The Book Itself: To the left is the original paperback release of the first installment in the Percy Jackson series. To the right is the re-released cover, which I like better. It’s more action-packed, more dynamic. And the font is better. And the art is cool. So there.
My Review: Percy Jackson is about to be kicked out of boarding school… again. And that’s the least of his troubles. Lately, mythological monsters and the gods of Mount Olympus seem to be walking straight out of the pages of Percy’s Greek mythology textbook and into his life. And worse, he’s angered a few of them. Zeus’ master lightning bolt has been stolen, and Percy is the prime suspect.
Now Percy and his friends have just ten days to find and return Zeus’ stolen property and bring peace to a warring Mount Olympus. But to succeed on his quest, Percy will have to do more than catch the true thief: he must come to terms with the father who abandoned him; solve the riddle of the Oracle, which warns him of betrayal by a friend; and unravel a treachery more powerful than the gods themselves.
I know, I know. Why am I so late to jump on the Percy Jackson bandwagon? The entire series has been out for years. The spinoff series has been wrapped up. THERE HAVE BEEN MOVIES.
Well, as per my series of posts on writing a series (or as I like to call it, my Series Series), since I have such a horrible memory for pervious installments, it is a good thing I waiting as long as I have to started the Percy Jackson series. It would have sucked to have read five books, six books, only to find out that the seventh is still a year away from release.
And then I feared I was too old for it. It’s a “Young Readers” or “Middle Grade” book, versus the “Young Adult” fare that I am used to reading lately. So I knew the themes and way the story would be structured would be different. Then again, Harry Potter is considered “Young Readers”….
But I digress. The Lightning Thief is certainly paced for younger readers in that something big happens every. Single. Chapter. The Lightning Thief introduces Percy to so many gods and goddesses and mythical creatures, that I am almost left wondering wait, who else does he have left to meet? Didn’t he just meet all the most important people? Of course I know that there are hundreds of gods and beasties in the pantheon we have yet to meet, and I am sure that most of the major players in this first installment will return in future books, but it feels like A LOT happens, and some character and plot development suffers because of it.

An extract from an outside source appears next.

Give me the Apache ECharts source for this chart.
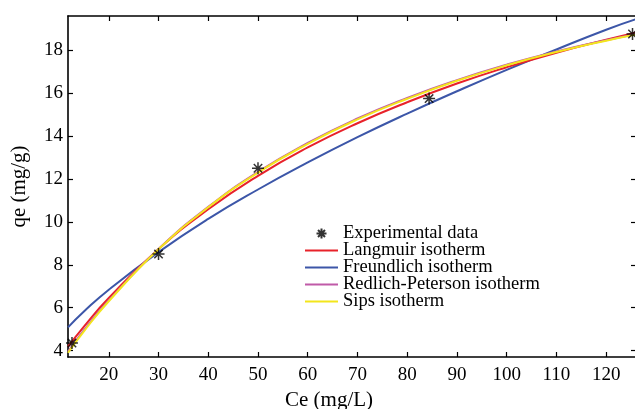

I cannot deny that it is a great book for a younger audience. It takes outcasts and makes them feel important, makes them feel special and that there is more to them than a diagnosis (Percy is dyslexic, but words only swim in front of his eyes because he’s actually suited more to reading Ancient Greek than English). It has wish fulfillment in the world’s most awesome summer camp. It has monsters and a pen that turns into a sword and loyal friends. I would have EATEN THIS SERIES UP 10-ish years ago. But I have read a lot of books since I was 10 years old, and I have read books geared toward a younger audience with better descriptions and characters arcs.
BUT. I’m going to keep going with it. The stories look like they might age as Percy ages – the character’s reactions and decisions might grow with them, and I’m interested to see where Riordan takes the mythology next. They are certainly quick reads, and I never felt as though I should put it down because it was unsatisfying. It’s just…a quick, superficial kind of satisfying. I hope the next books really take off for me.